You know that scene from The Room where the Drug Dealer is on the roof asking Danny about his money?  It's that scene, but just over and over, with different threats - a needle with Magical Knock-Out/Kill Stuff, a killing the wife and/or the daughter, the latter by the way leaves and comes back before the criminals show up and then doesn't leave in time due to Stupid Screenwriter Reasons (yes, all in caps), and with Business Man coming up with different ways to try and thwart these bad dudes who seem to be WAY in over their heads.  Oh, and did I mention the twists?  Oh the twists come like a fucking pretzel factory, folks!

I went into this movie hoping for the best, I really did.  I tried to think that Schumacher could find a way to make this material really intense and get us to really like these main characters in the face of these ruthless thugs (one of them is a woman who just, uh, smokes crack and spends most of the time trying on Kidman's clothes and maybe will take the jewels but no they're just QVC crap, figures).  But I feel like I've seen so much of this scenario before even if I'd only seen one of these kind of Holding-Hostage-in-Home movies. 

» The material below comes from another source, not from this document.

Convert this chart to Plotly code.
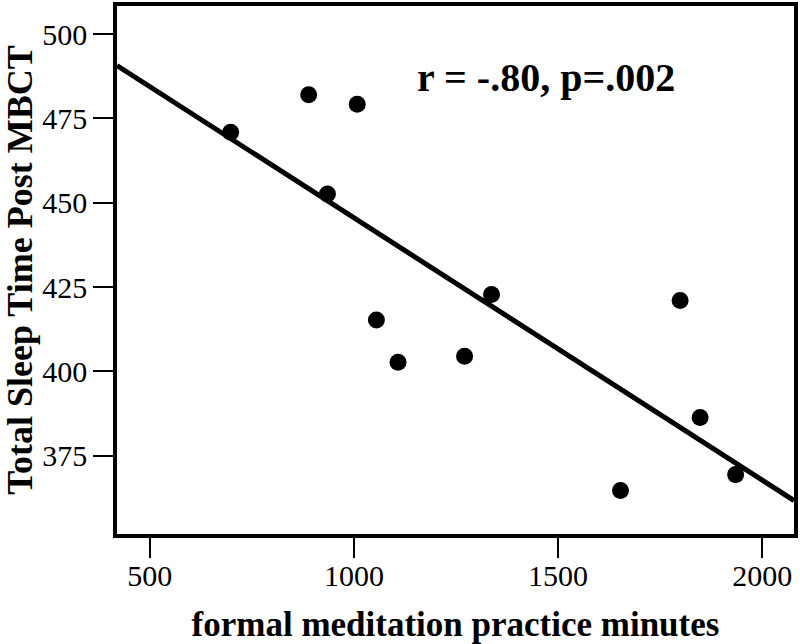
import numpy as np
import plotly.graph_objects as go

# Data
practice_minutes = [698, 889, 1008, 935, 1055, 1108, 1271, 1337, 1799, 1848, 1935, 1653]
sleep_time_post = [470.9, 482.0, 479.2, 452.6, 415.2, 402.7, 404.5, 422.8, 421.0, 386.3, 369.4, 364.7]

x_ticks = [500, 1000, 1500, 2000]
y_ticks = [375, 400, 425, 450, 475, 500]

x_range = [419.5, 2078]
y_range = [351.8, 508.3]

# Least-squares fit line across the full x range
slope, intercept = np.polyfit(practice_minutes, sleep_time_post, 1)
fit_x = np.array(x_range)
fit_y = slope * fit_x + intercept

serif = "Liberation Serif, Times New Roman, serif"

fig = go.Figure()
fig.add_trace(go.Scatter(
    x=fit_x, y=fit_y, mode="lines",
    line=dict(color="black", width=5),
    showlegend=False, hoverinfo="skip",
))
fig.add_trace(go.Scatter(
    x=practice_minutes, y=sleep_time_post, mode="markers",
    marker=dict(color="black", size=17),
    showlegend=False,
))

fig.add_annotation(
    x=1470, y=487.0, xref="x", yref="y",
    text="<b>r = -.80, p=.002</b>", showarrow=False,
    font=dict(family=serif, size=40, color="black"),
)

fig.update_xaxes(
    range=x_range, tickvals=x_ticks,
    showline=True, mirror=True, linecolor="black", linewidth=3.5,
    ticks="outside", ticklen=20, tickwidth=2, tickcolor="black",
    ticklabelstandoff=-8,
    showgrid=False, zeroline=False,
    tickfont=dict(family=serif, size=30, color="black"),
    title=dict(text="<b>formal meditation practice minutes</b>",
               font=dict(family=serif, size=35, color="black"), standoff=22),
)
fig.update_yaxes(
    range=y_range, tickvals=y_ticks,
    showline=True, mirror=True, linecolor="black", linewidth=3.5,
    ticks="outside", ticklen=20, tickwidth=2, tickcolor="black",
    showgrid=False, zeroline=False,
    tickfont=dict(family=serif, size=30, color="black"),
    title=dict(text="<b>Total Sleep Time Post MBCT</b>",
               font=dict(family=serif, size=36, color="black"), standoff=4),
)

fig.update_layout(
    width=800, height=644,
    margin=dict(l=117, r=4, t=2, b=110),
    paper_bgcolor="white", plot_bgcolor="white",
)

fig.write_html("out.html", config={"displayModeBar": False},
               post_script="document.body.style.margin='0';")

I should make a Kidman-in-her-office-with-her-Agent joke, but it'd be too easy...
This is Firewall with Harrison Ford.  This is Panic Room, up to a point (though that's superior due to director and script if nothing else).  This is, uh, insert-title-here.  Though here the annoying thing is just how much writer Karl Gajdusek feels the need to keep adding contrivance on top of contrivance, things for the characters to do or little annoyances that just keep the story rolling and up to (barely) 90 minutes.  There's even a minimal amount of Security System customer service character who calls after the alarm gets set off for reasons I won't go into here - seemingly enough to give her motivation for her to come back later in the story - but nothing else happens.  At other times, characters can easily get away but then get caught again because, yeah, screenplay says now they get caught, or now the watch will go off.  I'm sick of this crap.

Cage is... not really that impressive, actually.  Not that the material helps him much, as he has to be on the defensive side of things and only once (or twice, at most) gets to really get FULL into yelling and getting manic, but it's more that thing of him trying to out-do the criminals' assholish type of talk.  The rest of the time he's tied up, denying or trying to recklessly tell the criminals things so they might, maybe, leave and not come back or something, and being beaten and then losing blood for one reason or another.  Kidman gets to act a little more - she gets some of the flashbacks with Gigandet - but is only marginally more convincing (by that I mean not much), and, as a nitpick but hey I noticed it so it does count, she slips in and out of her Aussie accent at odd times. 

This is the sort of material that doesn't even get points as a guilty pleasure.  Trespass is a slog of a bad movie, full of itself and thinking that it has more juicy character dynamics to work with, when it's really a script left out in the sun too long until every turn and twist and motivation has been sucked dry of moisture.  I'm surprised I was able to write about it so much here, as I'm not sure I'll remember much of it a month from now, or even in a week.


So yeah, in this Cage Cage match: Stolen wins.